There was no specific argument before me as to prejudice to the public at large or as to the effect on other taxpayers (if any) in the same position. However, Exhibit R1 raises the issue of finality in decision-making which is of course always desirable.

I consider that it is appropriate to distinguish between a taxpayer who (as occurred with the taxpayer in Case 33/93) simply paid his assessment and sought to have it reversed only after the handing down of what he perceived as favourable to him, and a person in the position of the Applicant who did object. Senior Member Hallowes pointed in Case 33/93 to the need for finality, and this Tribunal agrees that taxpayers should not generally be able, years after the event, to seek to reopen old assessments simply because of an arguably different interpretation of the law. There may be other couriers who received assessments on the basis that they were employees and who did not object, and who may now be precluded from doing so. But it is important to emphasise that the Applicant in this case did object against his assessment. There was no evidence before me as to whether there are in fact other taxpayers in the same position as that of the Applicant.

In any event, and notwithstanding the distinction drawn in the preceding paragraph, the period involved in this matter is not unduly long.

(d) The merits are undoubtedly important and arguably deserve particular weight.
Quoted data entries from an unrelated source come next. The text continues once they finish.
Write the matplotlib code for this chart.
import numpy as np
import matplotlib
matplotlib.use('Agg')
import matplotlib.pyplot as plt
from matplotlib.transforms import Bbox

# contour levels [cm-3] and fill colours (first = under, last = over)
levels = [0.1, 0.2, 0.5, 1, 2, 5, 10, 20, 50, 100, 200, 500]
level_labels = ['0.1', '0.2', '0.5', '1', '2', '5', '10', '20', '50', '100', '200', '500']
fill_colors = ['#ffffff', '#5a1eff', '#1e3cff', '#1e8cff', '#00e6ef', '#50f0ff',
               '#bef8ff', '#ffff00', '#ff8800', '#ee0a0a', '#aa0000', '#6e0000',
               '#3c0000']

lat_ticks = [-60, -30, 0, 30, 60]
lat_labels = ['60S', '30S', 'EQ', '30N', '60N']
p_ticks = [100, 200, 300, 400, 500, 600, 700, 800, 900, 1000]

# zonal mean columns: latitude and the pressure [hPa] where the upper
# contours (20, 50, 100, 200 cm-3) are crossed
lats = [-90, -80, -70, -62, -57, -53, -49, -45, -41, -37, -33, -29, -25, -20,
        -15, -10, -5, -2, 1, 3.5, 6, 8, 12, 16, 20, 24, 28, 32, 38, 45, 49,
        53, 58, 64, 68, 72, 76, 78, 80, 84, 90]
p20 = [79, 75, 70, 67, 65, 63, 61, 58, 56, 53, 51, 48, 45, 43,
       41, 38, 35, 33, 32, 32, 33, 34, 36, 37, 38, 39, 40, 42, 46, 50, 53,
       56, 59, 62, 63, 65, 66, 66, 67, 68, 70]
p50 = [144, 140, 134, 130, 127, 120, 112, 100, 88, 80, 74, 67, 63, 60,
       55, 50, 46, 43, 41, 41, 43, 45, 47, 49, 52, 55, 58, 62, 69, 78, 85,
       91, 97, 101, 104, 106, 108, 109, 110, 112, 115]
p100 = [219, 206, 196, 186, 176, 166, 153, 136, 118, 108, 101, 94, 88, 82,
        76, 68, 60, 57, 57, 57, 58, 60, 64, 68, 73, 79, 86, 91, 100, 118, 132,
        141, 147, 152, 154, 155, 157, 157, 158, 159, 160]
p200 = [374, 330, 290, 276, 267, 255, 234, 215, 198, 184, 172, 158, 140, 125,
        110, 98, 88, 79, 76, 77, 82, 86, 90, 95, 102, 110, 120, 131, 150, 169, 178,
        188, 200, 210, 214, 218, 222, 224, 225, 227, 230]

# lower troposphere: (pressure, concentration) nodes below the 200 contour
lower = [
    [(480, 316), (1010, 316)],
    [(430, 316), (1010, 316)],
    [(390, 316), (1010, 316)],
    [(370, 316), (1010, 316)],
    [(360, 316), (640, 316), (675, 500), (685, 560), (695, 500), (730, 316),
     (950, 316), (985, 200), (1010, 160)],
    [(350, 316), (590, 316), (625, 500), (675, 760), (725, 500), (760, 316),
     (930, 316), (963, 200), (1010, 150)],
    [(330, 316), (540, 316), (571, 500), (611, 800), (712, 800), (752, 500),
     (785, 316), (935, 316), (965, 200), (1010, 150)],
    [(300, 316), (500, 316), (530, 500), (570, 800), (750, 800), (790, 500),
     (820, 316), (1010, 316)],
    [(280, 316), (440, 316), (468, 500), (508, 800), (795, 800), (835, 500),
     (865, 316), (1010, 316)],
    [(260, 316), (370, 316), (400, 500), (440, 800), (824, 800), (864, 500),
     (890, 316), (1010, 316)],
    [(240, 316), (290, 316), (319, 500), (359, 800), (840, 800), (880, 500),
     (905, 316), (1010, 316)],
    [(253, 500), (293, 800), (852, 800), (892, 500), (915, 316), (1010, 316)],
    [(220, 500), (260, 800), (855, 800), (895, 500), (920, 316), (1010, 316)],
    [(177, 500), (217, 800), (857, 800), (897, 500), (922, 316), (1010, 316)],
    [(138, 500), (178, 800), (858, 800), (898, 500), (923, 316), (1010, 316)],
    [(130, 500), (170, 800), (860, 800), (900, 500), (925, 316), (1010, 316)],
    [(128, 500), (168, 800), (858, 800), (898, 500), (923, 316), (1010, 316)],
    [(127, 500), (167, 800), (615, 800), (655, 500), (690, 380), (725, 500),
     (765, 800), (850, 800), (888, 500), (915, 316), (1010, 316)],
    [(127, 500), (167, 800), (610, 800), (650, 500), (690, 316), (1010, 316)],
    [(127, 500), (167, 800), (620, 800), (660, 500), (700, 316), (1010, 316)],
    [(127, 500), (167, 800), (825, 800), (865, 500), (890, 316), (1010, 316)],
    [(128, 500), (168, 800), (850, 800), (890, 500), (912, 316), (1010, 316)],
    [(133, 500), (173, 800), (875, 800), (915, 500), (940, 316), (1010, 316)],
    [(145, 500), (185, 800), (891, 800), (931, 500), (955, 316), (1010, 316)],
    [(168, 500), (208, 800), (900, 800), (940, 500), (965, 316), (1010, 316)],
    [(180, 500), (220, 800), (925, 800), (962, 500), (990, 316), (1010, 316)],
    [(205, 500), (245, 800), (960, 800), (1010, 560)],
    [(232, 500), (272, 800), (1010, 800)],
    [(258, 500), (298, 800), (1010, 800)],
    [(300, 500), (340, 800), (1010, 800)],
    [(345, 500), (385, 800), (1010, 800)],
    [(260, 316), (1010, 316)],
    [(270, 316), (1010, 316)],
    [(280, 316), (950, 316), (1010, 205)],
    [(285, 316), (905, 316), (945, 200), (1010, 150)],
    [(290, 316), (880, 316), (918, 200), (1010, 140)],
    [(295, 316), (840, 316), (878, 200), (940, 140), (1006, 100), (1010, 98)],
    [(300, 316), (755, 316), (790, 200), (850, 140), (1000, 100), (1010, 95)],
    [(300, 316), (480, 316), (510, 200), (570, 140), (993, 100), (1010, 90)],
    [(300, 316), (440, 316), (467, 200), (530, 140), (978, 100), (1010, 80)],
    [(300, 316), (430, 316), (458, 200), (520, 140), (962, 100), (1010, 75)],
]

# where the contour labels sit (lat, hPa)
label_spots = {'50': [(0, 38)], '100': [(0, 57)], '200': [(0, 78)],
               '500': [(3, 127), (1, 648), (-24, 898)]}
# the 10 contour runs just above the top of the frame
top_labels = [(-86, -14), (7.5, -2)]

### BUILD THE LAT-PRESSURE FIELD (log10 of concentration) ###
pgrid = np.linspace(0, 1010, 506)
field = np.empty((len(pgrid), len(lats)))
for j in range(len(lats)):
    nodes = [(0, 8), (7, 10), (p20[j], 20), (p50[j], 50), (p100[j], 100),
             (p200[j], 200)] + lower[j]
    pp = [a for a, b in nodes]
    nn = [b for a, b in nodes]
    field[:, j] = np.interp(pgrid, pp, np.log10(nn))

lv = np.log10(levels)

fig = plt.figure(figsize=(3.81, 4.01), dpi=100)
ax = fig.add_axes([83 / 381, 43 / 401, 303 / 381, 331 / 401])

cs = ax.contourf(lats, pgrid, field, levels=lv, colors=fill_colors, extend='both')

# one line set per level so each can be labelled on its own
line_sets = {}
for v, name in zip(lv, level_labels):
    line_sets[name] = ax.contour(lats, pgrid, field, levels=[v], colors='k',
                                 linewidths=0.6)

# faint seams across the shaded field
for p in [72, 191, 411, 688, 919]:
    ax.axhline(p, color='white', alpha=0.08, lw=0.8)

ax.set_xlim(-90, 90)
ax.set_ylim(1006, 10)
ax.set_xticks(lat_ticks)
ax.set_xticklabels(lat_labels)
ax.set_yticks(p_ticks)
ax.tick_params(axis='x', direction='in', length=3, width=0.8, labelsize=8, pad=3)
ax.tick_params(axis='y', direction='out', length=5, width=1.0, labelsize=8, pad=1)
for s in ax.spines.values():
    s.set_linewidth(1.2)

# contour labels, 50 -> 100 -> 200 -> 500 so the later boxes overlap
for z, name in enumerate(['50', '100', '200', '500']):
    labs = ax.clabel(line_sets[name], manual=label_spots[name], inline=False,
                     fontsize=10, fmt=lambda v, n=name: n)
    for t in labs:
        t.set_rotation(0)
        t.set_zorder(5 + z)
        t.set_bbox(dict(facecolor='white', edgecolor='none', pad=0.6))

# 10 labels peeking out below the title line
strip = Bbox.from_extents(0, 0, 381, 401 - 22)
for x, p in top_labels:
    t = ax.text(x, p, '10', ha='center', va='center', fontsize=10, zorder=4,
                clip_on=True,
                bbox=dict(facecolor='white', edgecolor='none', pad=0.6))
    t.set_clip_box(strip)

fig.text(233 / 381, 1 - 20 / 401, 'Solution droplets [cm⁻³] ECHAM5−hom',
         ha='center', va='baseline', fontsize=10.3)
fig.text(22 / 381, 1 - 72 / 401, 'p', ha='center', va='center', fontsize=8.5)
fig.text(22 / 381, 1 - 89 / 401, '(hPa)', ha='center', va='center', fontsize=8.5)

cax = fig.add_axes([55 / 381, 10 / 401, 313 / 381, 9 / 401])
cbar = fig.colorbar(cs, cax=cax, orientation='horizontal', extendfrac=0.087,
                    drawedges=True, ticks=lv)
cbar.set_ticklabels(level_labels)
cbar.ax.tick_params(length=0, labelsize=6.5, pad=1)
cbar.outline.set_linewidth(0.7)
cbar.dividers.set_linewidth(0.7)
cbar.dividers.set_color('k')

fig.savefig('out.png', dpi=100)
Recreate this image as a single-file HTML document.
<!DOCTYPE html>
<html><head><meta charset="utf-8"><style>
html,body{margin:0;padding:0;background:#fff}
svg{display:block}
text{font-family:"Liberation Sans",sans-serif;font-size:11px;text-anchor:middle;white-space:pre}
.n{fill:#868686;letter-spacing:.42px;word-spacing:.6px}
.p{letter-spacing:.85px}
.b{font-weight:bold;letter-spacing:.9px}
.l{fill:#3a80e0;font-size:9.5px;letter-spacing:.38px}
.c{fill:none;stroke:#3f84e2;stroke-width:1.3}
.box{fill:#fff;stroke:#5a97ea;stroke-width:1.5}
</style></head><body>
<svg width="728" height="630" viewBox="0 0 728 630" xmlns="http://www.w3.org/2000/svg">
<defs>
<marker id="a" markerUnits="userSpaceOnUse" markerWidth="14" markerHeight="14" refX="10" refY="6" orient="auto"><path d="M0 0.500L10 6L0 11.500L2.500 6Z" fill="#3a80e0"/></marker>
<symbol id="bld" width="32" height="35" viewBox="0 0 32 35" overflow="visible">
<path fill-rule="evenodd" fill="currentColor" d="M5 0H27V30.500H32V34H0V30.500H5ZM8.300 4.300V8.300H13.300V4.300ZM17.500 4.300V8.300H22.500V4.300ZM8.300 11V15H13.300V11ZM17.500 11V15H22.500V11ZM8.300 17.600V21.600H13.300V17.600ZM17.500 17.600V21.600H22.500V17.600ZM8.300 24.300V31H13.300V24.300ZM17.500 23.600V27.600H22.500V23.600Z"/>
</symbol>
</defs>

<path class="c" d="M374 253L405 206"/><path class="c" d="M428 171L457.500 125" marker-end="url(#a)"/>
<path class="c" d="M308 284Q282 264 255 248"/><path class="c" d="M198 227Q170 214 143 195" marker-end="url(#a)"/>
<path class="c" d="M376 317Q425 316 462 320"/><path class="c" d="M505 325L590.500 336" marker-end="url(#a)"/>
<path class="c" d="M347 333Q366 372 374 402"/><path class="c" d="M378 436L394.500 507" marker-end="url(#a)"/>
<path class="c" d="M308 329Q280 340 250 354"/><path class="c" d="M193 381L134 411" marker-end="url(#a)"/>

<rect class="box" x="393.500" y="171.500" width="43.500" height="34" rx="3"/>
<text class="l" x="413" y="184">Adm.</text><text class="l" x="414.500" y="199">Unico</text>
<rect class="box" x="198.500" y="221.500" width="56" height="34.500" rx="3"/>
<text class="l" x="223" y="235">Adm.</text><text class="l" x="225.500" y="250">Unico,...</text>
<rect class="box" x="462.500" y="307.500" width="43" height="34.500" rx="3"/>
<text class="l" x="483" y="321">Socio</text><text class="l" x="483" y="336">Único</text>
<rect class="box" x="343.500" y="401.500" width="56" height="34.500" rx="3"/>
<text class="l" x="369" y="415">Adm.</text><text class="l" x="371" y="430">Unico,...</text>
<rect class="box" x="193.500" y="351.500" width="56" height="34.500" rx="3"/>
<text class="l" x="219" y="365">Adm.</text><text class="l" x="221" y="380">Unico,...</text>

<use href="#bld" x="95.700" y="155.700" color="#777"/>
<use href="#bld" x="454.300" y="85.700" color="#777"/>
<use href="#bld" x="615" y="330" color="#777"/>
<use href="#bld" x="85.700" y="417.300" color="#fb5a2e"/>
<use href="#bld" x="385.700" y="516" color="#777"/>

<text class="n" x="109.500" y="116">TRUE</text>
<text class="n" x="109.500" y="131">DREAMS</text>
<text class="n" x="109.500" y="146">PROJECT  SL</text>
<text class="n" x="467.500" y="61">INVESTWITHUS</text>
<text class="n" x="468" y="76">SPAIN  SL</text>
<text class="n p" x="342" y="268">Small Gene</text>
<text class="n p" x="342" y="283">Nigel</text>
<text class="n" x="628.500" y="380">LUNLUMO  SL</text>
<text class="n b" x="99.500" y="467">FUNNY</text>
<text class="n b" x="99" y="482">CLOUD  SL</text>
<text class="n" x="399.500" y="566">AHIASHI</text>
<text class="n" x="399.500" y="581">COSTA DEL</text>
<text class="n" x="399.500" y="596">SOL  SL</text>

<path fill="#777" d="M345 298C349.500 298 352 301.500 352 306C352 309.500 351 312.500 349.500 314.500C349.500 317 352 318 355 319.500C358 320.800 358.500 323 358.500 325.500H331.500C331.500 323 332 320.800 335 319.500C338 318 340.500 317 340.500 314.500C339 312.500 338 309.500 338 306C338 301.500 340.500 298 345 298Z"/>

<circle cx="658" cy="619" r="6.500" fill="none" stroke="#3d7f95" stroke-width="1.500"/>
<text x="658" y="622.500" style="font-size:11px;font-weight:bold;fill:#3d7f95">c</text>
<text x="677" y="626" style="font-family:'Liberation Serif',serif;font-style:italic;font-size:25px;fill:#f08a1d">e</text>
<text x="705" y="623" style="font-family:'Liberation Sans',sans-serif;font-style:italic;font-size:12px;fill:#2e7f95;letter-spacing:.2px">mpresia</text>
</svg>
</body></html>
The Tribunal notes in this context the reference to the Full Federal Court's decision in the Lighthouse Philatelics case that the Commissioner's task in administering the Income Tax Assessment Act is ``to ensure that the correct amount of tax is paid, `not a penny more, not a penny less'''. It would seem that, in this matter, the Applicant may have (and as set out previously) a good case on the merits.

(e) Although there are some factual similarities (which are in fact on close analysis more superficial than real) between this case and those of Case 33/93 (and leaving aside the fact that Case 33/93 was not dealt with in argument before me) there are also, in my view, important distinguishing features. I note also and in particular that having regard to the decision in Lighthouse Philatelics I am concerned with a remedial provision which should be interpreted remedially and beneficially.

6. I have, therefore, come to the conclusion that this is a proper case for the exercise by the Tribunal of its discretion in favour of the Applicant. Accordingly, the Applicant's application for an extension of time is granted on the basis that the extension runs until the date on which his application to refer the objection decision to this Tribunal was made.